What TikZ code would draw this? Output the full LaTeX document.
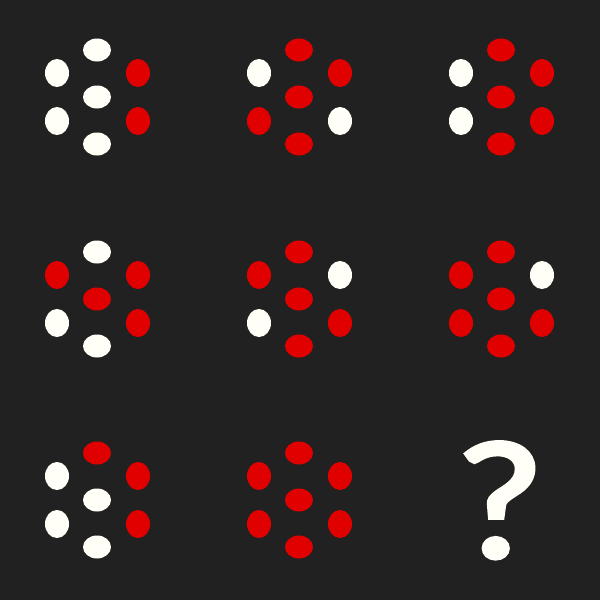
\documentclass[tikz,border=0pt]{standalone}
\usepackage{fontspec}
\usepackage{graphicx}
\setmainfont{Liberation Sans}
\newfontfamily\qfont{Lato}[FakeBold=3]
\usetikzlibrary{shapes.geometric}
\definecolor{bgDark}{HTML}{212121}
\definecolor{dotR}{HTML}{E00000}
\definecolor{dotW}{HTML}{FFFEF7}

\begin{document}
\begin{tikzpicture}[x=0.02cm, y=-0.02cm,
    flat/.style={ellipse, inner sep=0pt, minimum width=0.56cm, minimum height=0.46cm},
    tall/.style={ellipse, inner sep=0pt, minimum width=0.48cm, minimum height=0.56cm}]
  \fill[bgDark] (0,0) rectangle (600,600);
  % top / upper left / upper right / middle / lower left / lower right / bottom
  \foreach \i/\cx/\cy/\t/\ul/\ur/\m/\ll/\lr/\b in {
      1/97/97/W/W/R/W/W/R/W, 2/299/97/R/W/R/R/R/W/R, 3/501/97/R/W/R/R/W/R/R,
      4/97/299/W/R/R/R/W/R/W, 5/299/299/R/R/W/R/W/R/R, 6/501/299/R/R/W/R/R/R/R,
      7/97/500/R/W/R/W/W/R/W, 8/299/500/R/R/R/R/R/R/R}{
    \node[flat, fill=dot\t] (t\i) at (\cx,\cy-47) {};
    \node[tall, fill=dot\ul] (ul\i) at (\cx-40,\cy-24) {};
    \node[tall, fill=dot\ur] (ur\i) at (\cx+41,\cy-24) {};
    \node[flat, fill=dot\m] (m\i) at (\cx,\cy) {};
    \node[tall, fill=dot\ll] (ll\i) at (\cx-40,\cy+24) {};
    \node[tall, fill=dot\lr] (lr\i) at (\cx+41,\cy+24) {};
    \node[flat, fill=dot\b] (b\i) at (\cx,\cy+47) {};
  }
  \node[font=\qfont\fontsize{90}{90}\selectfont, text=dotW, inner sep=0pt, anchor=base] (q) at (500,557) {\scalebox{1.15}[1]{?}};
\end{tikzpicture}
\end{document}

#####

◆ Required task
Go through the data above and transcribe it in full, omitting any image.

◆ Solved problem
What TikZ code would draw this? Output the full LaTeX document.
\documentclass[tikz,border=0pt]{standalone}
\usepackage{fontspec}
\usepackage{graphicx}
\setmainfont{Liberation Sans}
\newfontfamily\qfont{Lato}[FakeBold=3]
\usetikzlibrary{shapes.geometric}
\definecolor{bgDark}{HTML}{212121}
\definecolor{dotR}{HTML}{E00000}
\definecolor{dotW}{HTML}{FFFEF7}

\begin{document}
\begin{tikzpicture}[x=0.02cm, y=-0.02cm,
    flat/.style={ellipse, inner sep=0pt, minimum width=0.56cm, minimum height=0.46cm},
    tall/.style={ellipse, inner sep=0pt, minimum width=0.48cm, minimum height=0.56cm}]
  \fill[bgDark] (0,0) rectangle (600,600);
  % top / upper left / upper right / middle / lower left / lower right / bottom
  \foreach \i/\cx/\cy/\t/\ul/\ur/\m/\ll/\lr/\b in {
      1/97/97/W/W/R/W/W/R/W, 2/299/97/R/W/R/R/R/W/R, 3/501/97/R/W/R/R/W/R/R,
      4/97/299/W/R/R/R/W/R/W, 5/299/299/R/R/W/R/W/R/R, 6/501/299/R/R/W/R/R/R/R,
      7/97/500/R/W/R/W/W/R/W, 8/299/500/R/R/R/R/R/R/R}{
    \node[flat, fill=dot\t] (t\i) at (\cx,\cy-47) {};
    \node[tall, fill=dot\ul] (ul\i) at (\cx-40,\cy-24) {};
    \node[tall, fill=dot\ur] (ur\i) at (\cx+41,\cy-24) {};
    \node[flat, fill=dot\m] (m\i) at (\cx,\cy) {};
    \node[tall, fill=dot\ll] (ll\i) at (\cx-40,\cy+24) {};
    \node[tall, fill=dot\lr] (lr\i) at (\cx+41,\cy+24) {};
    \node[flat, fill=dot\b] (b\i) at (\cx,\cy+47) {};
  }
  \node[font=\qfont\fontsize{90}{90}\selectfont, text=dotW, inner sep=0pt, anchor=base] (q) at (500,557) {\scalebox{1.15}[1]{?}};
\end{tikzpicture}
\end{document}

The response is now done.